Press Release Summary: Those looking at overseas property investments in areas such as the Swiss Alps property may have a somewhat more complex choice to make than in days of yore
Press Release Body: Those looking at overseas property investments in areas such as the Swiss Alps property may have a somewhat more complex choice to make than in days of yore. Where once it was a matter of finding attractive chalets in a snowy location for the winter, much has changed.
For one thing, the spectre of global warming has come to the fore. Figures from the Swiss Association of Winter Sports Resorts Property has shown that the winter season in the Alps has receded by 12 days since 1995. This means 12 days less when a skier or snowboarder may wish to rent out a buy-to-let property in a resort before taking to the slopes.
Worse still, the weather has become highly erratic. Steve Thomas, managing director of Alpine Property Investments, said that many people had been concerned about the wisdom of investing in Alpine resorts in the light of the winter of 2006-07, when the mild weather left low-lying resorts catastrophically short of snow.
Mr Thomas added: \"The unpredictability of the snow in the different resorts around the world from year to year is currently leaving an open mind with the majority of ski property hunters as well on global warming.\"

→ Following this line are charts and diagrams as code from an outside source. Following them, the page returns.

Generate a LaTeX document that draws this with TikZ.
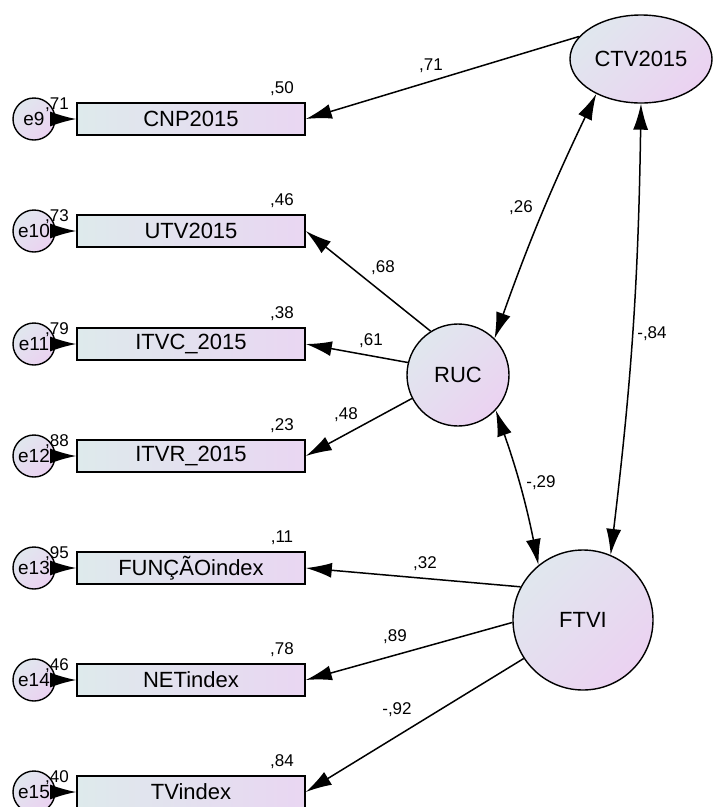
\documentclass[tikz,border=0pt]{standalone}
\usepackage{fontspec}
\setmainfont{Liberation Sans}
\usepackage{xcolor}
\usepackage{tikz}
\usetikzlibrary{arrows.meta,shapes.geometric}

\definecolor{boxl}{RGB}{222,234,236}
\definecolor{boxr}{RGB}{233,214,242}
\definecolor{latl}{RGB}{224,231,238}
\definecolor{latr}{RGB}{235,210,241}

\begin{document}
\begin{tikzpicture}[
    x=1pt, y=-1pt,
    obs/.style={rectangle, draw, line width=1.6pt, minimum width=228pt, minimum height=32pt, inner sep=0pt, left color=boxl, right color=boxr, font=\fontsize{22}{26}\selectfont},
    err/.style={circle, draw, line width=1.4pt, minimum size=42pt, inner sep=0pt, top color=latl, bottom color=latr, shading angle=45, font=\fontsize{19}{22}\selectfont},
    lat/.style={circle, draw, line width=1.4pt, inner sep=0pt, top color=latl, bottom color=latr, shading angle=45, font=\fontsize{22}{26}\selectfont},
    est/.style={inner sep=0pt, font=\fontsize{17}{20}\selectfont},
    arrow/.style={-{Latex[length=26pt,width=15pt]}, line width=1.5pt},
    cov/.style={{Latex[length=26pt,width=15pt]}-{Latex[length=26pt,width=15pt]}, line width=1.5pt}
]
\useasboundingbox (0,0) rectangle (714,807);

% Latent variables
\node[ellipse, draw, line width=1.4pt, minimum width=142pt, minimum height=88pt, inner sep=0pt, top color=latl, bottom color=latr, shading angle=45, font=\fontsize{22}{26}\selectfont] (ctv) at (641,59) {CTV2015};
\node[lat, minimum size=102pt] (ruc) at (458,375) {RUC};
\node[lat, minimum size=140pt] (ftvi) at (583,620) {FTVI};

% Observed variables
\node[obs] (cnp) at (191,119) {CNP2015};
\node[obs] (utv) at (191,231) {UTV2015};
\node[obs] (itvc) at (191,344) {ITVC\_2015};
\node[obs] (itvr) at (191,456) {ITVR\_2015};
\node[obs] (func) at (191,568) {FUNÇÃOindex};
\node[obs] (net) at (191,680) {NETindex};
\node[obs] (tvi) at (191,792) {TVindex};

% Error terms
\node[err] (e9) at (34,119) {e9};
\node[err] (e10) at (34,231) {e10};
\node[err] (e11) at (34,344) {e11};
\node[err] (e12) at (34,456) {e12};
\node[err] (e13) at (34,568) {e13};
\node[err] (e14) at (34,680) {e14};
\node[err] (e15) at (34,792) {e15};

% Error paths
\draw[arrow] (e9) -- (cnp);
\draw[arrow] (e10) -- (utv);
\draw[arrow] (e11) -- (itvc);
\draw[arrow] (e12) -- (itvr);
\draw[arrow] (e13) -- (func);
\draw[arrow] (e14) -- (net);
\draw[arrow] (e15) -- (tvi);

% Loadings
\draw[arrow] (ctv.160) -- (cnp.east);
\draw[arrow] (ruc.122) -- (utv.east);
\draw[arrow] (ruc.166) -- (itvc.east);
\draw[arrow] (ruc.207) -- (itvr.east);
\draw[arrow] (ftvi.152) -- (func.east);
\draw[arrow] (ftvi.182) -- (net.east);
\draw[arrow] (ftvi.213) -- (tvi.east);

% Covariances
\draw[cov] (ctv.218) to[bend right=3] (ruc.45);
\draw[cov] (ctv.270) to[bend left=3] (ftvi.67);
\draw[cov] (ruc.-43) to[bend left=4] (ftvi.129);

% Variances
\node[est] (v9) at (57,105) {,71};
\node[est] (v10) at (57,217) {,73};
\node[est] (v11) at (57,330) {,79};
\node[est] (v12) at (57,442) {,88};
\node[est] (v13) at (57,554) {,95};
\node[est] (v14) at (57,666) {,46};
\node[est] (v15) at (57,778) {,40};

% Squared multiple correlations
\node[est] (r1) at (282,89) {,50};
\node[est] (r2) at (282,201) {,46};
\node[est] (r3) at (282,314) {,38};
\node[est] (r4) at (282,426) {,23};
\node[est] (r5) at (282,538) {,11};
\node[est] (r6) at (282,650) {,78};
\node[est] (r7) at (282,762) {,84};

% Path estimates
\node[est] (p1) at (431,66) {,71};
\node[est] (p2) at (383,268) {,68};
\node[est] (p3) at (371,341) {,61};
\node[est] (p4) at (346,415) {,48};
\node[est] (p5) at (425,564) {,32};
\node[est] (p6) at (395,637) {,89};
\node[est] (p7) at (397,710) {-,92};
\node[est] (c1) at (521,208) {,26};
\node[est] (c2) at (652,334) {-,84};
\node[est] (c3) at (541,483) {-,29};

\end{tikzpicture}
\end{document}
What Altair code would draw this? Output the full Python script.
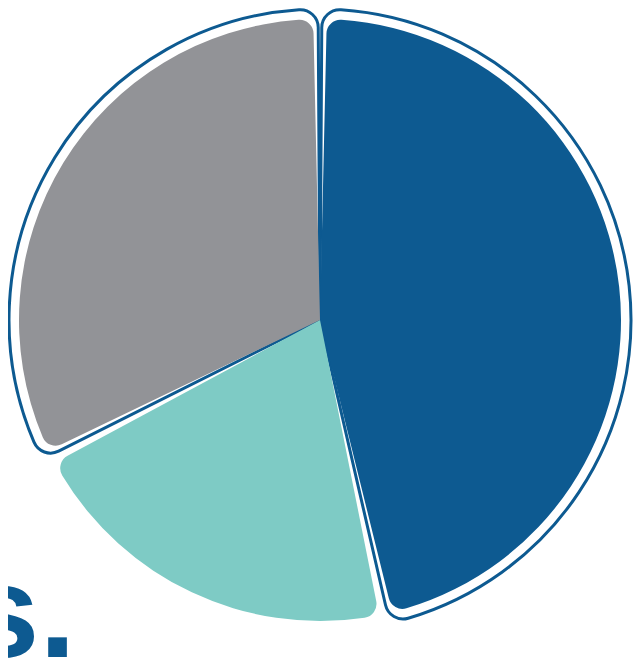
import altair as alt
import pandas as pd

categories = ["A", "B", "C"]
values = [46.5, 21.0, 32.5]
colors = ["#0d5a91", "#7ecbc5", "#929397"]
outlined = [1, 0, 1]
label_text = ["s."]

df = pd.DataFrame({"cat": categories, "value": values, "order": [0, 1, 2], "outlined": outlined})

cx, cy = 312, 312

base = alt.Chart(df).encode(
    theta=alt.Theta("value:Q", stack=True),
    order=alt.Order("order:Q"),
    x=alt.value(cx),
    y=alt.value(cy),
)

slices = base.mark_arc(outerRadius=301, cornerRadius=14, padAngle=0.045).encode(
    color=alt.Color("cat:N", scale=alt.Scale(domain=categories, range=colors), legend=None)
)

outline = base.mark_arc(outerRadius=311, innerRadius=0, cornerRadius=18, padAngle=0.012,
                        fill=None, filled=False, stroke="#0d5a91", strokeWidth=3).encode(
    strokeOpacity=alt.condition("datum.outlined == 1", alt.value(1), alt.value(0))
)

txt = alt.Chart(pd.DataFrame({"t": label_text})).mark_text(
    font="Liberation Sans", fontWeight="bold", fontSize=132, color="#0d5a91",
    align="right", baseline="alphabetic"
).encode(text="t:N", x=alt.value(68), y=alt.value(649))

chart = alt.layer(outline, slices, txt).properties(
    width=627, height=654, padding=0,
    autosize=alt.AutoSizeParams(type="none")
).configure_view(stroke=None)

chart.save("out.html", embed_options={"renderer": "svg", "actions": False})
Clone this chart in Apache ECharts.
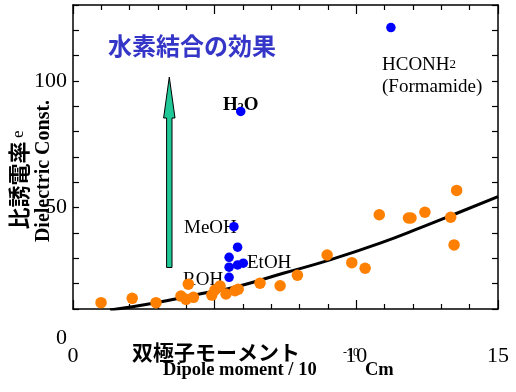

The last two winters have shown this is a worldwide problem, not just an Alpine one, with the mild European winter of 2006-07 coinciding with record snowfall in North America and the situation reversing itself this year.
Many people had found an obvious solution, he stated: \"Climate change has already become a factor in some clients\' minds - approximately 15 per cent - when they are looking to purchase a ski property and these buyers are all looking to buy at altitude.\"
But buying high is not the only new concern. Investors are now not just looking for winter accommodation but places which are open all year round, partly for their own use, Mr Thomas noted, but partly because tourist boards were looking to develop year-round attractions. He gave the examples of Les Diablerets and Leysin in Canton Vaud in Switzerland as two locations whose family-friendly facilities had added to their appeal.
The advantages of such investments are obvious: A longer period in the year when tourists are in the area means longer periods when rental property is occupied. Furthermore, the presence of attractions other than winter sports means not everybody will vanish if global warming inflicts more mild winters.
Such diversification does not just happen in the Alps. In Scotland for example, the Nevis Range ski resort uses its world championship mountain biking track and cable cars to bring in tourists throughout the year, transporting cyclists to the top of the track and giving mountain climbers a major head start in Munro-bagging the 4,000 ft peaks of Aonach Mor and Aonach Beag. A similar cycling facility is planned for Glen Shee in the Cairngorms.
For investors in ski property in the Alps, therefore, looking either for high altitude locations where snow is guaranteed or diverse locations which are not wholly reliant on the weather appear to be the keys to success.